In The Sickness unto death , Kierkegaard says in a sybilline way that the self is

(1) a relation that relates itself to itself

(2) a synthesis of finite and infinite.

Should I understand that " finite" and " infinite" are the terms of the "primary" relation, and that this primary relation also relates to itself?

I think the "infinite" refers here to eternity, to God. But what is this " finite" that relates to infinite? ( It cannot be the self itself, since this " finite" is part of the self , as a term of the relation).

What does this " self relating" amount to? Is it aa kind of reflexion? What would the Self lack of in case this self -relating did not occur?

Why is not the self simply an entity relating to itself? Why is it, so to say, a relation at the secund power?

I know that Kierkegaard is an anti-hegelian. However this " definition" of Self sounds hegelian. One can suspect a kind of subversion of hegelian thought using hegelian means against Hegel himself. What is at stake ( possibly) in hegelian terms in Kierkegaards definition?

Finally, is there any reference focusing on Kierkegaard's ontology in which I could find an explanation of this definition of selfhood?

Here is SEP's quotation :

The individual is thereby subject to an enormous burden of responsibility, for upon h/er existential choices hangs h/er eternal salvation or damnation. Anxiety or dread (Angest) is the presentiment of this terrible responsibility when the individual stands at the threshold of momentous existential choice. Anxiety is a two-sided emotion: on one side is the dread burden of choosing for eternity; on the other side is the exhilaration of freedom in choosing oneself. Choice occurs in the instant (Øieblikket), which is the point at which time and eternity intersect—for the individual creates through temporal choice a self which will be judged for eternity.>

But the choice of faith is not made once and for all.
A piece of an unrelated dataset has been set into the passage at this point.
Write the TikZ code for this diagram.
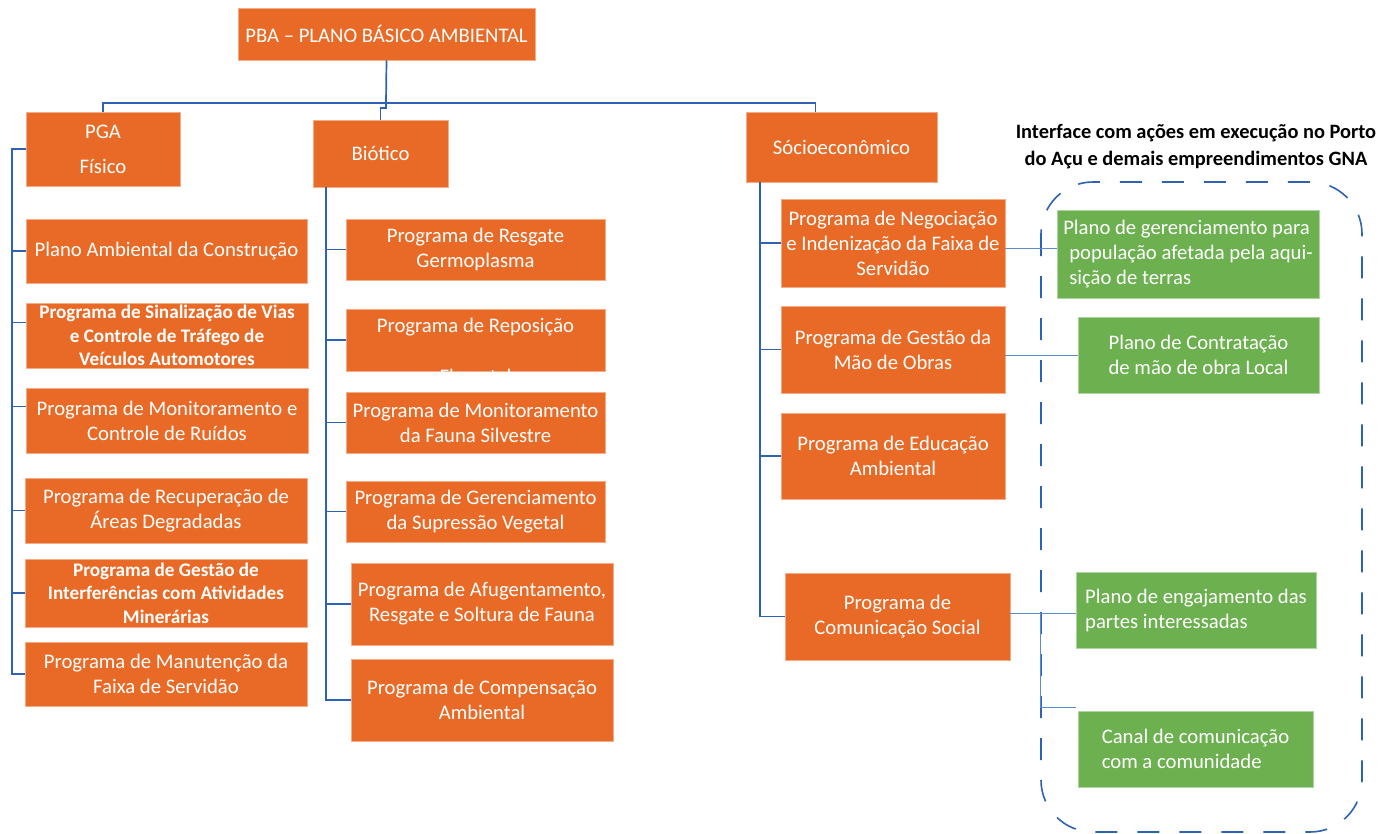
\documentclass[tikz,border=0pt]{standalone}
\usepackage{fontspec}
\setmainfont{Carlito}
\usepackage{tikz}
\usepackage{xcolor}
\definecolor{laranja}{RGB}{232,106,38}
\definecolor{verde}{RGB}{108,176,80}
\definecolor{azul}{RGB}{46,98,178}
\definecolor{azulclaro}{RGB}{92,140,205}

\begin{document}
\begin{tikzpicture}[x=1pt, y=-1pt,
        prog/.style={fill=laranja, draw=laranja!55!white, line width=0.6pt, text=white, inner sep=0pt, align=center, font=\fontsize{20.7}{25}\selectfont},
        progbf/.style={prog, font=\fontsize{19.2}{23.5}\selectfont\bfseries},
        plano/.style={prog, fill=verde, draw=verde!55!white},
        tree/.style={draw=azul, line width=1.7pt},
        link/.style={draw=azulclaro, line width=0.9pt},
        zone/.style={draw=azul, line width=1.6pt, dash pattern=on 22pt off 20pt, rounded corners=52pt}]
        \useasboundingbox (0,0) rectangle (1382,833);
        \node [prog, minimum width=297, minimum height=52] (pba) at (386.5,34) {PBA – PLANO BÁSICO AMBIENTAL};
        \node [prog, minimum width=154, minimum height=74] (pga) at (103,149) {PGA\\[10pt]Físico};
        \node [prog, minimum width=135, minimum height=67] (bio) at (380.5,153.5) {Biótico};
        \node [prog, minimum width=191, minimum height=70] (soc) at (841.5,147) {Sócioeconômico};

        \node [prog, minimum width=281, minimum height=64] (f1) at (166.5,251) {Plano Ambiental da Construção};
        \node [progbf, minimum width=282, minimum height=65] (f2) at (167,335.5) {Programa de Sinalização de Vias\\e Controle de Tráfego de\\Veículos Automotores};
        \node [prog, minimum width=282, minimum height=65] (f3) at (167,420.5) {Programa de Monitoramento e\\Controle de Ruídos};
        \node [prog, minimum width=282, minimum height=65] (f4) at (166,510.5) {Programa de Recuperação de\\Áreas Degradadas};
        \node [progbf, minimum width=282, minimum height=68] (f5) at (166,593) {Programa de Gestão de\\Interferências com Atividades\\Minerárias};
        \node [prog, minimum width=282, minimum height=64] (f6) at (166,674) {Programa de Manutenção da\\Faixa de Servidão};

        \node [prog, minimum width=259, minimum height=61] (b1) at (475.5,249.5) {Programa de Resgate\\Germoplasma};
        \node [prog, minimum width=259, minimum height=62] (b2) at (475.5,340) {};
        \node [prog, draw=none, fill=none] (b2a) at (475.5,327) {Programa de Reposição};
        \begin{scope}
                \clip (b2.south west) rectangle (b2.north east);
                \node [prog, draw=none, fill=none] (b2b) at (475.5,376) {Florestal};
        \end{scope}
        \node [prog, minimum width=259, minimum height=61] (b3) at (475.5,422.5) {Programa de Monitoramento\\da Fauna Silvestre};
        \node [prog, minimum width=259, minimum height=61] (b4) at (475.5,511.5) {Programa de Gerenciamento\\da Supressão Vegetal};
        \node [prog, minimum width=262, minimum height=82] (b5) at (482,604) {Programa de Afugentamento,\\Resgate e Soltura de Fauna};
        \node [prog, minimum width=262, minimum height=82] (b6) at (482,700) {Programa de Compensação\\Ambiental};

        \node [prog, minimum width=224, minimum height=88] (s1) at (893,243) {Programa de Negociação\\e Indenização da Faixa de\\Servidão};
        \node [prog, minimum width=224, minimum height=87] (s2) at (893,349.5) {Programa de Gestão da\\Mão de Obras};
        \node [prog, minimum width=224, minimum height=86] (s3) at (893,456) {Programa de Educação\\Ambiental};
        \node [prog, minimum width=225, minimum height=87] (s4) at (897.5,616.5) {Programa de\\Comunicação Social};

        \node [font=\fontsize{20.4}{27}\selectfont\bfseries, align=center, inner sep=0pt] (gna) at (1196,147) {Interface com ações em execução no Porto\\do Açu e demais empreendimentos GNA};
        \draw [zone] (1041,182) rectangle (1362,832);

        \node [plano, minimum width=262, minimum height=88, align=left] (g1) at (1188,254) {Plano de gerenciamento para\\\hspace*{6pt}população afetada pela aqui-\\\hspace*{6pt}sição de terras};
        \node [plano, minimum width=241, minimum height=76] (g2) at (1198.5,355) {Plano de Contratação\\de mão de obra Local};
        \node [plano, minimum width=240, minimum height=76, align=left] (g3) at (1196,610) {Plano de engajamento das\\partes interessadas};
        \node [plano, minimum width=235, minimum height=76, align=left] (g4) at (1195.5,749) {Canal de comunicação\\com a comunidade};

        \coordinate (bus) at (386,103);
        \draw [tree] (pba.south) -- (bus);
        \draw [tree] (pga.north) |- (bus) -| ([xshift=-26pt]soc.north);
        \draw [tree] (bus) -- ++(0,5) -| (bio.north);

        \coordinate (pspine) at (12,149);
        \draw [tree] (pga.west) -- (pspine) |- (f6.west);
        \draw [tree] (f1.west) -- (f1.west -| pspine);
        \draw [tree] ([yshift=13pt]f2.west) -- ([yshift=13pt]f2.west -| pspine);
        \draw [tree] ([yshift=14pt]f3.west) -- ([yshift=14pt]f3.west -| pspine);
        \draw [tree] (f4.west) -- (f4.west -| pspine);
        \draw [tree] (f5.west) -- (f5.west -| pspine);

        \coordinate (bspine) at (326,187);
        \draw [tree] (bspine) |- (b6.west);
        \draw [tree] (b1.west) -- (b1.west -| bspine);
        \draw [tree] (b2.west) -- (b2.west -| bspine);
        \draw [tree] (b3.west) -- (b3.west -| bspine);
        \draw [tree] (b4.west) -- (b4.west -| bspine);
        \draw [tree] (b5.west) -- (b5.west -| bspine);

        \coordinate (sspine) at (760,182);
        \draw [tree] (sspine) |- (s4.west);
        \draw [tree] (s1.west) -- (s1.west -| sspine);
        \draw [tree] (s2.west) -- (s2.west -| sspine);
        \draw [tree] (s3.west) -- (s3.west -| sspine);

        \coordinate (tap) at (1040,613);
        \coordinate (g4in) at (1076,707);
        \draw [link] ([yshift=-5pt]s1.east) -- ([yshift=-5pt]s1.east -| g1.west);
        \draw [link] (s2.east |- g2.west) -- (g2.west);
        \draw [link] (s4.east |- tap) -- (tap -| g3.west);
        \draw [link] (tap) |- (g4in);
\end{tikzpicture}
\end{document}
It is essential that faith be constantly renewed by means of repeated avowals of faith. One’s very selfhood depends upon this repetition, for according to Anti-Climacus, the self “is a relation which relates itself to itself” (The Sickness Unto Death). But unless this self acknowledges a “power which constituted it,” it falls into a despair which undoes its selfhood. Therefore, in order to maintain itself as a relation which relates itself to itself, the self must constantly renew its faith in “the power which posited it.” There is no mediation between the individual self and God by priest or by logical system (contra Catholicism and Hegelianism respectively). There is only the individual’s own repetition of faith. This repetition of faith is the way the self relates itself to itself and to the power which constituted it, i.e., the repetition of faith is the self.>

  • You have to keep breathing, but each individual breath could be your last.
    – Scott Rowe
    Sep 5, 2022 at 13:40

1 Answer 1


The key to this lies in the first line: "Man is a Spirit but what is Spirit?" He goes on to say that spirit is a tension. Contemporary science claims that humans are no different than any other animals. This is the empiricist/behaviorist fallacy which still haunts us today. This Kierkegaardian 'tension' pushes and pulls at us attempting to tear apart our face-value world and to inhabit it with spirits which we cannot control or understand. Many people cannot sleep or drink or take drugs to escape this 'existential' fear. The title of Kierkegaard's piece is 'The Sickness unto Death". He described it as the 'inescapable' and gut wrenching fear which faces each and every human being at the intimation that each of us is more than an animal; we are spirits of some sort. There is some form of comfort in taking the world at face value and believing, more or less, that the earth stands still and the Sun and the Moon move across the sky. Disturbing this illusion upsets a person's psychological balance and makes them afraid of what else follows from this. The 'Existentialism' which followed from this with Camus and Sartre is merely a shadow of what Kierkegaard was actually addressing. Spinoza framed this tension between the infinite and the finite differently, but not dissimilarly. He explained that the presence within the human body of a 'mind' which can clearly and in some measure adequately understand the infinite, indicates that there is some component within the mind which operates 'under an aspect of eternity'. Meanwhile many if not most people remain totally locked and hypnotized by Descartes foolish irreconcilable 'dualism'. But that is not under discussion here. CMS

  • "When you look into an abyss, the abyss looks back into you." Try it some time.